(THE DATA):
>>>>

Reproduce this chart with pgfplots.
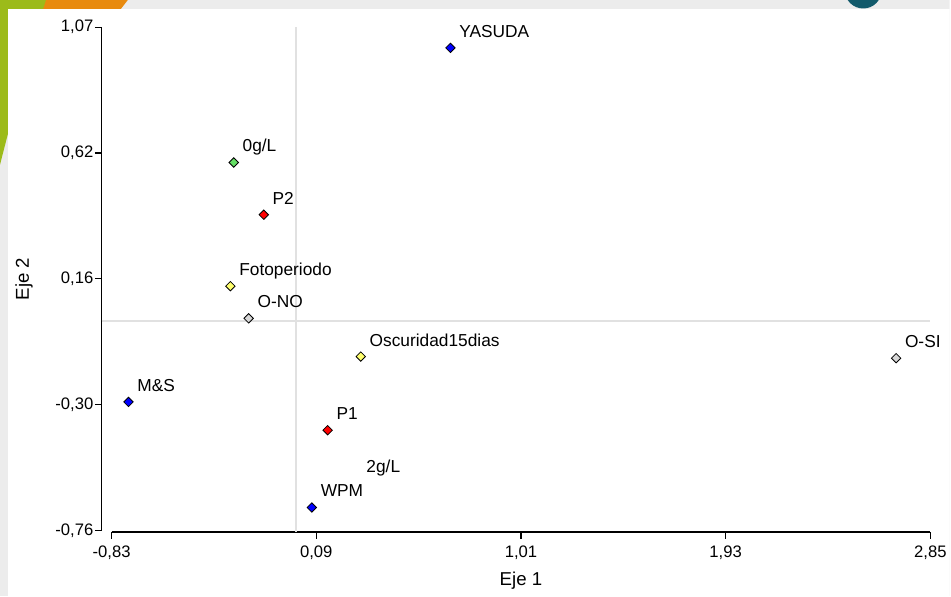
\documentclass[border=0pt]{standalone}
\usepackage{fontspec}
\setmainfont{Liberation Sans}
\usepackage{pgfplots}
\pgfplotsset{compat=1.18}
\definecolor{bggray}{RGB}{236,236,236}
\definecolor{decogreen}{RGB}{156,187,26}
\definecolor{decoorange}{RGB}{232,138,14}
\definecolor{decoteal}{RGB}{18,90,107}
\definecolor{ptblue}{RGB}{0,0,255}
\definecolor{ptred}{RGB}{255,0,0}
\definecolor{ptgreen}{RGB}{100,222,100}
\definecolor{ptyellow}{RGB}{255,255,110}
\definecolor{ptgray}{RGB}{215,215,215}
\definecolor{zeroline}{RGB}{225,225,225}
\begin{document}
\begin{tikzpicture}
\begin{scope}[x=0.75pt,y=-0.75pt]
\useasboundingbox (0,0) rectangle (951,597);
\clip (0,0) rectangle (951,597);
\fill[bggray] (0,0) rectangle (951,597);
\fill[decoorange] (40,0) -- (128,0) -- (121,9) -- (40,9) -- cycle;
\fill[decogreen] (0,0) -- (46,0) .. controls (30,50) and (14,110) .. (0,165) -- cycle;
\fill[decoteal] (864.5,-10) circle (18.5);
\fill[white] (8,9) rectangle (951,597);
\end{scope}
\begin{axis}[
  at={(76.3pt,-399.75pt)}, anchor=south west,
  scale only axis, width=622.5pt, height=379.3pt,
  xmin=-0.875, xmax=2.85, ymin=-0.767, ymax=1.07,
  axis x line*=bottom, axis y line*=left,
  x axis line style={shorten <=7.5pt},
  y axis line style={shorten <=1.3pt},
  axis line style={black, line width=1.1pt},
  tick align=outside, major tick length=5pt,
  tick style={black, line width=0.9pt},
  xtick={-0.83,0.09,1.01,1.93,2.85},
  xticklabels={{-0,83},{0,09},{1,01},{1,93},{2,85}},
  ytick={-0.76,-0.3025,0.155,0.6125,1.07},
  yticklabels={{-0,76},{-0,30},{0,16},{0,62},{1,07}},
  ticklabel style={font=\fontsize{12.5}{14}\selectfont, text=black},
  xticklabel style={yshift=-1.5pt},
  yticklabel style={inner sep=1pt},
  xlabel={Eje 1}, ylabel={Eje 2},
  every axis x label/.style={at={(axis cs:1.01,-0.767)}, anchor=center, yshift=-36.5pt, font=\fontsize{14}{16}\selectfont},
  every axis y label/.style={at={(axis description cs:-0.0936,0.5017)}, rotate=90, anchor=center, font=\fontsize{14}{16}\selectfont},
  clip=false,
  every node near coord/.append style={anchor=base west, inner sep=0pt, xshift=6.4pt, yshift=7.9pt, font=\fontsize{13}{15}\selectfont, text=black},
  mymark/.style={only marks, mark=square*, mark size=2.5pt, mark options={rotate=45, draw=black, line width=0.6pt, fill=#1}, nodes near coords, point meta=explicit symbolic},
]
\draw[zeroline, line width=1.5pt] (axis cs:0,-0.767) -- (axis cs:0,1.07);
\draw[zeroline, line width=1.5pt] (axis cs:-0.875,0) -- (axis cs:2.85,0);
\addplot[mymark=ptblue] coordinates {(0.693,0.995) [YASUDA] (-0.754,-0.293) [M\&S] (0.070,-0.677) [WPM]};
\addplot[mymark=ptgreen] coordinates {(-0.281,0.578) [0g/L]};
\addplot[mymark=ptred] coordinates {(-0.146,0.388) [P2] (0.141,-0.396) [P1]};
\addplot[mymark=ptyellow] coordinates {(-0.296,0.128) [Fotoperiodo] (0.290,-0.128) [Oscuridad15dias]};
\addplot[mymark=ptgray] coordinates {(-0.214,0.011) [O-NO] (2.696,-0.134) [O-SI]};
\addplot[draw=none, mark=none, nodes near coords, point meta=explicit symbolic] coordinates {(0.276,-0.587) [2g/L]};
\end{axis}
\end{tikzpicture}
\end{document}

<<<<
>>>>

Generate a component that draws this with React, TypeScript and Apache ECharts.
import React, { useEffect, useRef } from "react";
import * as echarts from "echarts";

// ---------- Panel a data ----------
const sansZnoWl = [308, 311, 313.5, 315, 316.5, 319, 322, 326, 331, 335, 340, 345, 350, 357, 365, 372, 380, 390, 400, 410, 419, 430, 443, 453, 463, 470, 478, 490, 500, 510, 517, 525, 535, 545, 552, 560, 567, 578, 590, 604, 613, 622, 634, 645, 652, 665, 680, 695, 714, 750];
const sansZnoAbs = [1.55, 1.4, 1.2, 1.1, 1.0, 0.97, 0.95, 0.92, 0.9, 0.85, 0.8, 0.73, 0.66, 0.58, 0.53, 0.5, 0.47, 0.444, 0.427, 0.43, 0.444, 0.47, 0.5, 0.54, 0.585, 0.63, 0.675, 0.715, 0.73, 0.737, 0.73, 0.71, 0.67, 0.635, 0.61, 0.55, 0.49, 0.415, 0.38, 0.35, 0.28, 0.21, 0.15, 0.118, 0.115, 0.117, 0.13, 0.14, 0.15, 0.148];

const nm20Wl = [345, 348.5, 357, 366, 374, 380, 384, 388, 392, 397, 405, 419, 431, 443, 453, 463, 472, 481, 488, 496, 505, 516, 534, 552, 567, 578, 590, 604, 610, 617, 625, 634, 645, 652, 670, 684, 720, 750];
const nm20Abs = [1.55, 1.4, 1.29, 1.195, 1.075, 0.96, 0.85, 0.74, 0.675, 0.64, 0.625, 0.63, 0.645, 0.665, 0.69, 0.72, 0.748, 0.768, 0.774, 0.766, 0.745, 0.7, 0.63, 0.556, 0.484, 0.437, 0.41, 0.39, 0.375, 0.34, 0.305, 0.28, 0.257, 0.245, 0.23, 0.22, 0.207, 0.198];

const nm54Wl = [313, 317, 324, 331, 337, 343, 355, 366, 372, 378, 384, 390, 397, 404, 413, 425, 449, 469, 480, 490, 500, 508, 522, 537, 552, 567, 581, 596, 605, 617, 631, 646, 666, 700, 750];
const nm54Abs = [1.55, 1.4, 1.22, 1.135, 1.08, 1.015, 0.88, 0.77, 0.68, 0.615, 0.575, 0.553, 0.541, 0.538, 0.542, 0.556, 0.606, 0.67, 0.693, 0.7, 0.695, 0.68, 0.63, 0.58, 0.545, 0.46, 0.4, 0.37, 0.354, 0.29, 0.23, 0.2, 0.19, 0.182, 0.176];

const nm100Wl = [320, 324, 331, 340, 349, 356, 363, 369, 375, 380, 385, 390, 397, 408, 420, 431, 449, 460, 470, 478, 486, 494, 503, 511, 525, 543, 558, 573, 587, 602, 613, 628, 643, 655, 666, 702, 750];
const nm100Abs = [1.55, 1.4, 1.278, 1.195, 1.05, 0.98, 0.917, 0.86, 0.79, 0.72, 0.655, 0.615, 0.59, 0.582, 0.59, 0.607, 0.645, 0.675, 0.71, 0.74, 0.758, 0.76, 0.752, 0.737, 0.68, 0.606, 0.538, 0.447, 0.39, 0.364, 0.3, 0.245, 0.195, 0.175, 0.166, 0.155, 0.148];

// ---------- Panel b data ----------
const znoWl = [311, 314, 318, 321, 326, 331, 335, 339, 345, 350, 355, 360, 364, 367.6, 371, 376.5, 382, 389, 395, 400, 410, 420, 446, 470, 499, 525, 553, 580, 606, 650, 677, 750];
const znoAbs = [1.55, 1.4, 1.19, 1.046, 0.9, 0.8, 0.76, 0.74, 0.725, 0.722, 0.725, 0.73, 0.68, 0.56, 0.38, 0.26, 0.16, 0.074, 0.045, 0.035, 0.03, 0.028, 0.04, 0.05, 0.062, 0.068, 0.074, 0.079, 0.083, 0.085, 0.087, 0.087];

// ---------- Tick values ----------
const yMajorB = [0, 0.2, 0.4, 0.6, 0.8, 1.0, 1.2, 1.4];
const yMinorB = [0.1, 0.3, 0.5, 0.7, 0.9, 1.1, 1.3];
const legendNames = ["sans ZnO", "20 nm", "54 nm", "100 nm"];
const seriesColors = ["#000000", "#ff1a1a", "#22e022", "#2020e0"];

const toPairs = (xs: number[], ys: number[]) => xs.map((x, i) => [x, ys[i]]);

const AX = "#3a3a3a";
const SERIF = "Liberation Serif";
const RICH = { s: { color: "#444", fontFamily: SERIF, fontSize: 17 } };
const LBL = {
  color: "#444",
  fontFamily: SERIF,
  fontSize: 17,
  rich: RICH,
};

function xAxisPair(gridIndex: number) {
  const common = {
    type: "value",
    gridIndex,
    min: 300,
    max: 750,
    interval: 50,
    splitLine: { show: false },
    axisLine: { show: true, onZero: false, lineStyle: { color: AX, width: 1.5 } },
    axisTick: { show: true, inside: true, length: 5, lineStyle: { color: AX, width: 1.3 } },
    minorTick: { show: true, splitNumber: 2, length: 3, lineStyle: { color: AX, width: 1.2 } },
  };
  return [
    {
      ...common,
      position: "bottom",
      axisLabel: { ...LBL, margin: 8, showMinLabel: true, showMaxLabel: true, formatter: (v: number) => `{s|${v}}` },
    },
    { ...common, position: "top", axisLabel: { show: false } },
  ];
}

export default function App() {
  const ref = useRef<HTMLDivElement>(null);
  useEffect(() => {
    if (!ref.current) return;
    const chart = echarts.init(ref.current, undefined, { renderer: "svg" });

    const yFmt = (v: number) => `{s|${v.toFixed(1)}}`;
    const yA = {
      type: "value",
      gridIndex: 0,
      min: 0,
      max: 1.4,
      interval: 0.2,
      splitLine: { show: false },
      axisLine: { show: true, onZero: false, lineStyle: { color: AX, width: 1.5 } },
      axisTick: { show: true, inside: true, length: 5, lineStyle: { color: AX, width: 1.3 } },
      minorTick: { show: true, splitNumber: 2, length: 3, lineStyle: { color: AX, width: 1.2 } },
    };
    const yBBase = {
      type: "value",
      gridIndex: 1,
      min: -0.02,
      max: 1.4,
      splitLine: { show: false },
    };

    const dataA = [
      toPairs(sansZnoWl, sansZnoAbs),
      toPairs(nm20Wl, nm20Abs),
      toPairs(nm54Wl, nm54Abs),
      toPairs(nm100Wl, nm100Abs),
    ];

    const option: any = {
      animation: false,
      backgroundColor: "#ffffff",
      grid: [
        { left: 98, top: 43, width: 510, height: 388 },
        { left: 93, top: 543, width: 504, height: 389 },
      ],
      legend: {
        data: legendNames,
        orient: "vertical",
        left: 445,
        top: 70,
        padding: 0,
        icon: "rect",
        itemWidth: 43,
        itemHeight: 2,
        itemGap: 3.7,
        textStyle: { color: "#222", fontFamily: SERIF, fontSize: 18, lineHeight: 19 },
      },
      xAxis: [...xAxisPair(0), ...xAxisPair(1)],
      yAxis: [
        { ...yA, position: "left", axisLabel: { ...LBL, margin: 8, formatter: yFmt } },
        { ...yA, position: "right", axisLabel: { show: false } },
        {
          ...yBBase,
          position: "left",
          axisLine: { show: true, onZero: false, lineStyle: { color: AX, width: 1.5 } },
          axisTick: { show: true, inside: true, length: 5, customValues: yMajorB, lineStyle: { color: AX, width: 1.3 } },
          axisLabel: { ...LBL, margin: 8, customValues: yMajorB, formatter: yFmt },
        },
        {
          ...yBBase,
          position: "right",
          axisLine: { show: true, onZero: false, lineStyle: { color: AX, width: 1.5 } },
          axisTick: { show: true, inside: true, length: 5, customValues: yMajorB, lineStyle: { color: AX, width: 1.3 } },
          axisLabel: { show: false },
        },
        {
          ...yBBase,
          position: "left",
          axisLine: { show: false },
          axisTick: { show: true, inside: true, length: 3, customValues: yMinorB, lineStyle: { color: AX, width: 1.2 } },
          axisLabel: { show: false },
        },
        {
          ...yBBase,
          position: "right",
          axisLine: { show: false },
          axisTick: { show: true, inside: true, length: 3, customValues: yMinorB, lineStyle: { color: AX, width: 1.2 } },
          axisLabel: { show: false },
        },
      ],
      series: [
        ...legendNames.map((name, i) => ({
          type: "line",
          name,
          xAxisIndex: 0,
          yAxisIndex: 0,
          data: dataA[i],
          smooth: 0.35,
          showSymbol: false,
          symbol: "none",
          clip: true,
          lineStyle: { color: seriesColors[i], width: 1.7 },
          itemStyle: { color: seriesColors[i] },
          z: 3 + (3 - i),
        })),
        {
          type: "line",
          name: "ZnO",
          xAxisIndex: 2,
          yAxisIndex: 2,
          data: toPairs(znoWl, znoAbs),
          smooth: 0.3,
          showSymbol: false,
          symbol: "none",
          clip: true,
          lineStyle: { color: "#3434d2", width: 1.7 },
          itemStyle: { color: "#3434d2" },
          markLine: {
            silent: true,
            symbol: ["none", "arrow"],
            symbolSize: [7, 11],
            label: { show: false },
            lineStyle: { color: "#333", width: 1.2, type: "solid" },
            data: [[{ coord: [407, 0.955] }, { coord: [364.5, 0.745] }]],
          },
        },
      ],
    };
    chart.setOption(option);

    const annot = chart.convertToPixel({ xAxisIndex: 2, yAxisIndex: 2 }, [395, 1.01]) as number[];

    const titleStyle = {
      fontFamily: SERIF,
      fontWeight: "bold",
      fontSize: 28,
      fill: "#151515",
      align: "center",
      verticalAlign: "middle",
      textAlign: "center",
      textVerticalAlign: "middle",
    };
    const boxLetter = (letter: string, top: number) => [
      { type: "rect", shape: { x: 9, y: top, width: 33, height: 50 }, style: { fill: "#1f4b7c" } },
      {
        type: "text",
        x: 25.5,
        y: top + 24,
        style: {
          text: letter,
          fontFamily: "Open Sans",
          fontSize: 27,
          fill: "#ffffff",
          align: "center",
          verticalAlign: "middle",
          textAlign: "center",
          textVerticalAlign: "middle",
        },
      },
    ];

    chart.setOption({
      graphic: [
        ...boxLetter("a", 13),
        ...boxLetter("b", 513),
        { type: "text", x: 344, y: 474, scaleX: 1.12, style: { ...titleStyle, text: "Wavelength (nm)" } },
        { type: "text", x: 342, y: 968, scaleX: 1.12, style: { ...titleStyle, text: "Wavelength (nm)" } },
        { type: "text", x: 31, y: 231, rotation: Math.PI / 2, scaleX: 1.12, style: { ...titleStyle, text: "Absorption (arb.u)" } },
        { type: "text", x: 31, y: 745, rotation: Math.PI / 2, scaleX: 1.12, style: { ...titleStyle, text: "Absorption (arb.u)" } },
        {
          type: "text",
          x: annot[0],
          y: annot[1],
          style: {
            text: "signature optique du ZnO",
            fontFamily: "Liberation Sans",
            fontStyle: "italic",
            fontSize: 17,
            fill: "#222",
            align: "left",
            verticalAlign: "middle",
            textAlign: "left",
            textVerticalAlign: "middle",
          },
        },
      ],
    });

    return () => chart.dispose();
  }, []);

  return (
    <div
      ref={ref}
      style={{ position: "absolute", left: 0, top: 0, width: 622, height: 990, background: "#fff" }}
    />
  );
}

<<<<
>>>>

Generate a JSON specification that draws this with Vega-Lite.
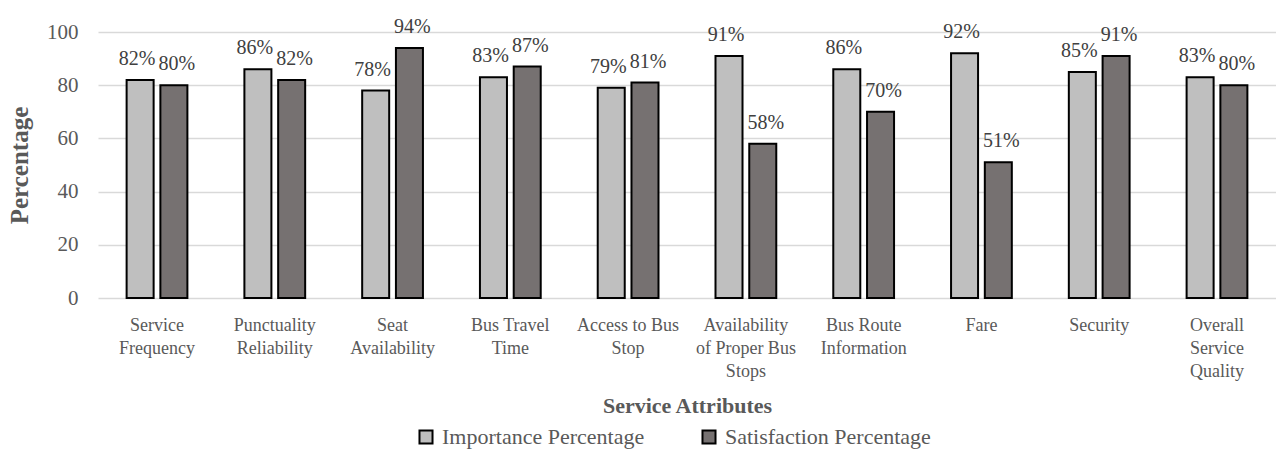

<<<<

(JOB): Return each line of the data that contains the string "with".

(TASK SOLUTION):
Reproduce this chart with pgfplots.
Generate a component that draws this with React, TypeScript and Apache ECharts.
Generate a JSON specification that draws this with Vega-Lite.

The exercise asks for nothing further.